Natallia Hersche (52) hätte in den vergangenen anderthalb Jahren ein bequemes Leben in der Schweiz führen können: Frühstücken mit Tochter Violetta (23) und ihrem Partner, dem Tübacher IT-Unternehmer Robert Stäheli, ein geregelter Arbeitsalltag in der Qualitätskontrolle eines Schweizer Unternehmens, ein heisses Bad, wann immer sie will.

Stattdessen sass sie im Gefängnis in Belarus. Die Haftanstalten von Machthaber Alexander Lukaschenko (67) sind brutal. Körperliche und psychische Folter gehören dazu.

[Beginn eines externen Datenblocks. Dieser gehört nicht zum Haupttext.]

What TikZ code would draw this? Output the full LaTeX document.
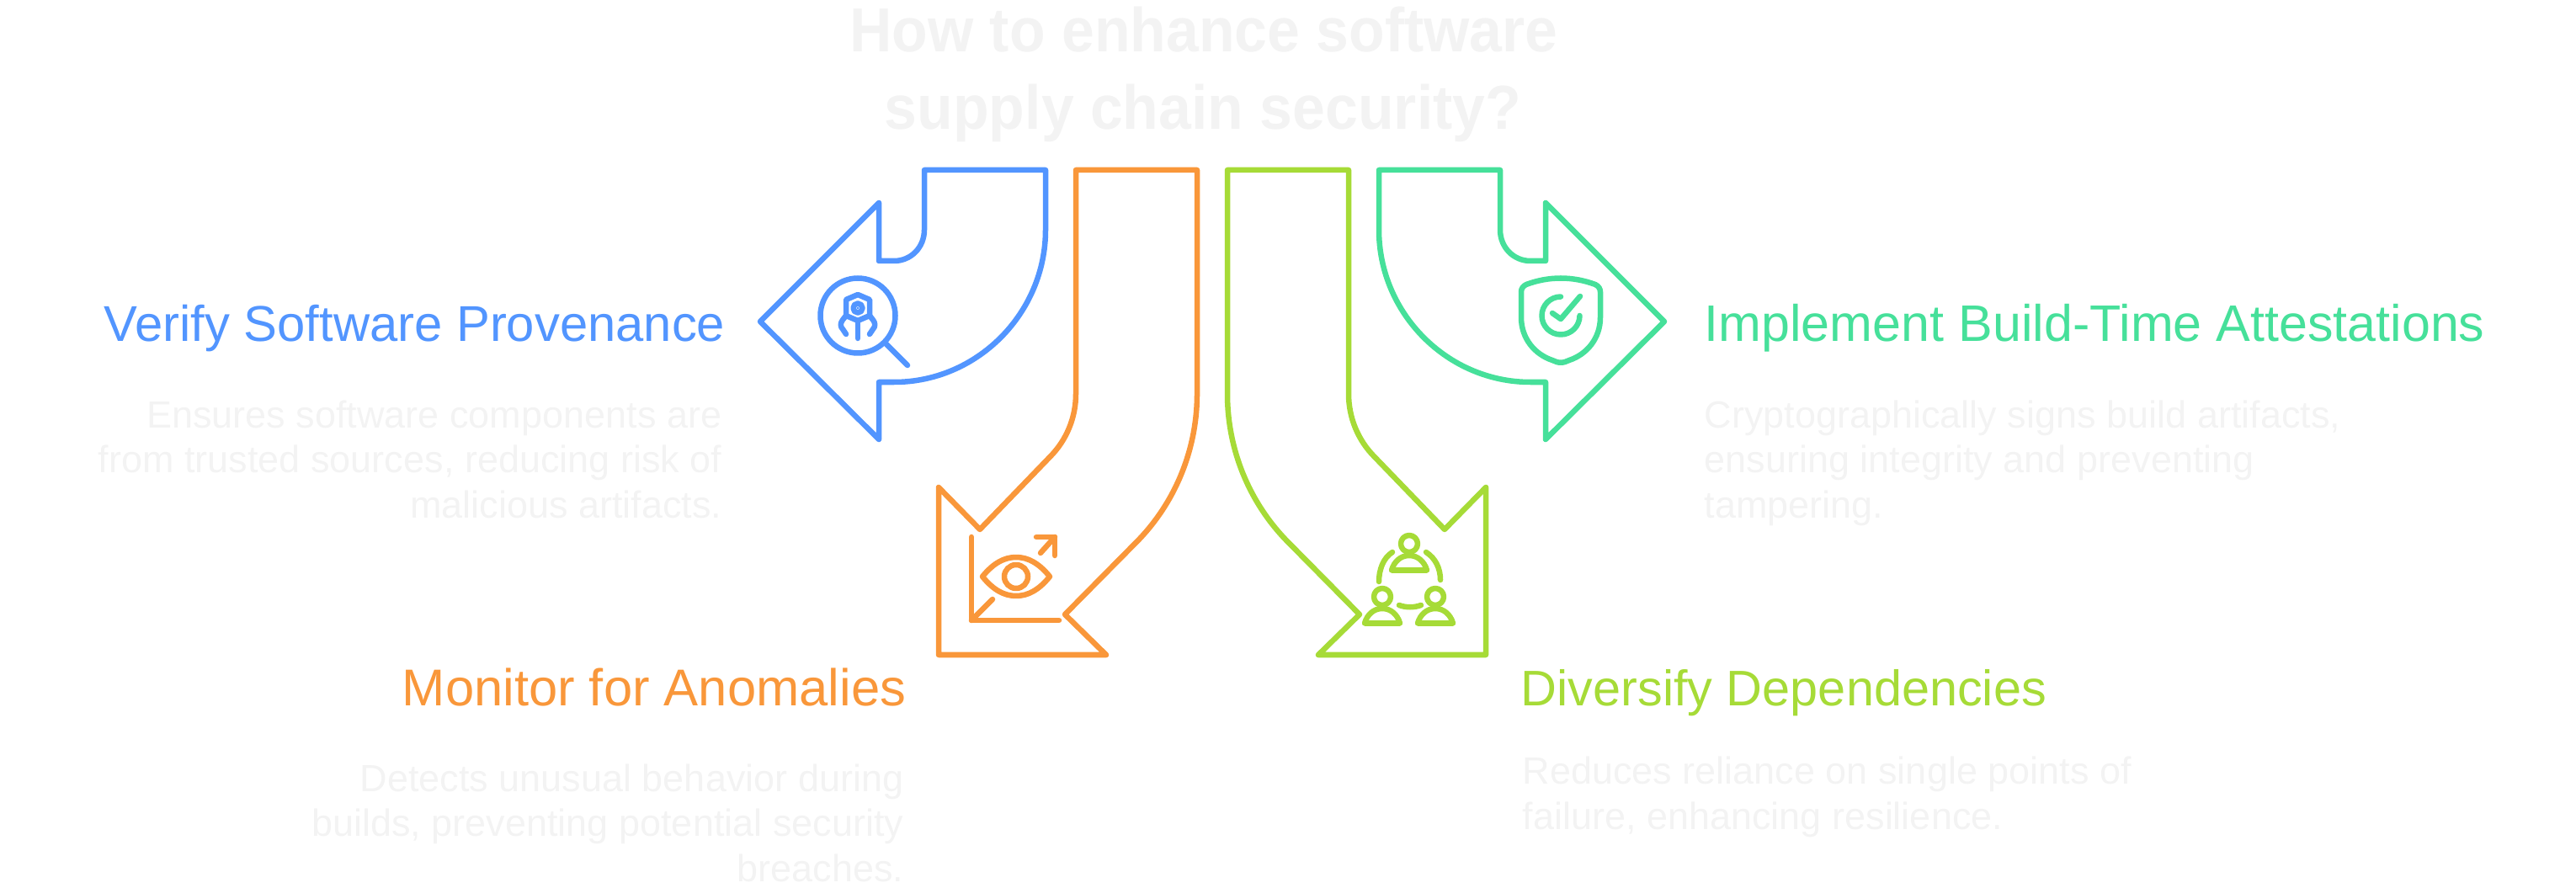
\documentclass[tikz,border=0pt]{standalone}
\usepackage{fontspec}
\setmainfont{Liberation Sans}
\newfontfamily\titlefont[FakeStretch=0.945]{Liberation Sans}
\usepackage{xcolor}
\usepackage{tikz}
\definecolor{blue}{HTML}{5295FF}
\definecolor{orange}{HTML}{F9973A}
\definecolor{lime}{HTML}{A6DB37}
\definecolor{green}{HTML}{46E09A}
\definecolor{faint}{HTML}{F3F3F3}

\begin{document}
\begin{tikzpicture}[
 x=0.01cm,y=-0.01cm,
 ln/.style={line width=1.85pt,line join=round,line cap=round,fill=none},
 tt/.style={font=\titlefont\fontsize{21}{25.6}\selectfont\bfseries,text=faint,inner sep=0pt,anchor=base},
 hd/.style={font=\fontsize{#1}{20}\selectfont,inner sep=0pt},
 bd/.style={font=\fontsize{12.8}{15.2}\selectfont,text=faint,inner sep=0pt}
]
\useasboundingbox (0,0) rectangle (3060,1055);
\node[tt] (title1) at (1430,62) {How to enhance software};
\node[tt] (title2) at (1429,154) {supply chain security?};
% blue arrow
\draw[ln,blue] (1098,202) -- (1242,202) -- (1242,273) .. controls (1242,372) and (1161,454) .. (1062,454) -- (1044,454) -- (1044,522) -- (903,382) -- (1044,241) -- (1044,310) -- (1062,310) .. controls (1082,310) and (1098,294) .. (1098,273) -- cycle;
\draw[ln,blue] (1019,375) circle[radius=44.5];
\draw[ln,blue] (1052,408) -- (1078,434);
\draw[ln,blue] (1019,350) -- (1033,356) -- (1033,375) -- (1019,381) -- (1005,375) -- (1005,356) -- cycle;
\draw[ln,blue] (1019,366) circle[radius=5.5];
\fill[blue] (1019,366) circle[radius=1.6];
\draw[ln,blue] (1019,381) -- (1019,402);
\draw[ln,blue] (1033,375) -- (1037,380) .. controls (1040,384) and (1040,388) .. (1037,391) -- (1033,397);
\draw[ln,blue] (1005,375) -- (1001,380) .. controls (998,384) and (998,388) .. (1001,391) -- (1005,397);
% orange arrow
\draw[ln,orange] (1278,202) -- (1422,202) -- (1422,468) .. controls (1422,534) and (1396,598) .. (1349,645) -- (1265,730) -- (1314,778) -- (1115,778) -- (1115,579) -- (1164,629) -- (1247,543) .. controls (1267,523) and (1278,496) .. (1278,468) -- cycle;
\draw[ln,orange] (1154,638) -- (1154,737) -- (1258,737);
\draw[ln,orange] (1179,712) -- (1154,737);
\draw[ln,orange] (1236,657) -- (1253,638);
\draw[ln,orange] (1231,638) -- (1253,638) -- (1253,660);
\draw[ln,orange] (1167,685) .. controls (1180,669) and (1193,662) .. (1207,662) .. controls (1221,662) and (1234,669) .. (1247,685) .. controls (1234,701) and (1221,708) .. (1207,708) .. controls (1193,708) and (1180,701) .. (1167,685) -- cycle;
\draw[ln,orange] (1207,685) circle[radius=14];
% lime arrow
\draw[ln,lime] (1602,202) -- (1458,202) -- (1458,468) .. controls (1458,534) and (1484,598) .. (1531,645) -- (1615,730) -- (1566,778) -- (1765,778) -- (1765,579) -- (1716,629) -- (1633,543) .. controls (1613,523) and (1602,496) .. (1602,468) -- cycle;
\foreach \hx/\hy in {1674/646,1642/709,1705/709} {
 \draw[ln,lime] (\hx,\hy) circle[radius=10];
 \draw[ln,lime] (\hx-21,\hy+31.5) .. controls (\hx-18,\hy+21) and (\hx-10,\hy+14) .. (\hx,\hy+14) .. controls (\hx+10,\hy+14) and (\hx+18,\hy+21) .. (\hx+21,\hy+31.5) -- cycle;
}
\draw[ln,lime] (1654,656) .. controls (1643,663) and (1638,677) .. (1638,691);
\draw[ln,lime] (1694,656) .. controls (1705,663) and (1711,675) .. (1711,689);
\draw[ln,lime] (1662,719) .. controls (1670,722) and (1680,722) .. (1688,719);
% green arrow
\draw[ln,green] (1782,202) -- (1638,202) -- (1638,273) .. controls (1638,372) and (1719,454) .. (1818,454) -- (1836,454) -- (1836,522) -- (1977,382) -- (1836,241) -- (1836,310) -- (1818,310) .. controls (1798,310) and (1782,294) .. (1782,273) -- cycle;
\draw[ln,green] (1807,347) .. controls (1807,343) and (1809,340) .. (1813,338) .. controls (1840,328) and (1868,328) .. (1895,338) .. controls (1899,340) and (1901,343) .. (1901,347) -- (1901,377) .. controls (1901,402) and (1885,421) .. (1864,428) -- (1859,430) .. controls (1856,431) and (1852,431) .. (1849,430) -- (1844,428) .. controls (1823,421) and (1807,402) .. (1807,377) -- cycle;
\draw[ln,green] (1854,352.5) .. controls (1841.6,352.5) and (1831.5,362.6) .. (1831.5,375) .. controls (1831.5,387.4) and (1841.6,397.5) .. (1854,397.5) .. controls (1866.4,397.5) and (1876.5,387.4) .. (1876.5,375);
\draw[ln,green] (1844,372) -- (1854,379) -- (1877,352);
% labels
\node[hd=17,text=blue,anchor=base east] (verify) at (862,406) {Verify Software Provenance};
\node[hd=17.5,text=orange,anchor=base east] (monitor) at (1077,838) {Monitor for Anomalies};
\node[hd=16.9,text=lime,anchor=base west] (diversify) at (1806,838) {Diversify Dependencies};
\node[hd=17.35,text=green,anchor=base west] (implement) at (2024,406) {Implement Build-Time Attestations};
\node[bd,align=right,anchor=base east] (verifytext) at (858,615) {Ensures software components are\\from trusted sources, reducing risk of\\malicious artifacts.};
\node[bd,align=right,anchor=base east] (monitortext) at (1074,1047) {Detects unusual behavior during\\builds, preventing potential security\\breaches.};
\node[bd,align=left,anchor=base west] (diversifytext) at (1808,985) {Reduces reliance on single points of\\failure, enhancing resilience.};
\node[bd,align=left,anchor=base west] (implementtext) at (2024,615) {Cryptographically signs build artifacts,\\ensuring integrity and preventing\\tampering.};
\end{tikzpicture}
\end{document}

«Sie haben zum Beispiel das Radio den ganzen Tag dröhnend laut gestellt. Bis 22 Uhr liefen ganz laut durchgehend Nachrichten, Musik, Lukaschenko-Reden», erzählt sie SonntagsBlick, nachdem sie am Freitag überraschend freikam. Pakete und Briefe wurden ihr teilweise vorenthalten. In raren Pausen musste sie sich zwischen Essen und Waschen entscheiden, berichtete sie ihrem Bruder Gennady Kasjan einmal in einem Brief. Mindestens viermal wurde sie in den 17 Monaten verlegt, musste in der Gefängnisnäherei arbeiten und WCs putzen. Erledigte sie das nicht schnell genug, drohte etwa Isolationshaft.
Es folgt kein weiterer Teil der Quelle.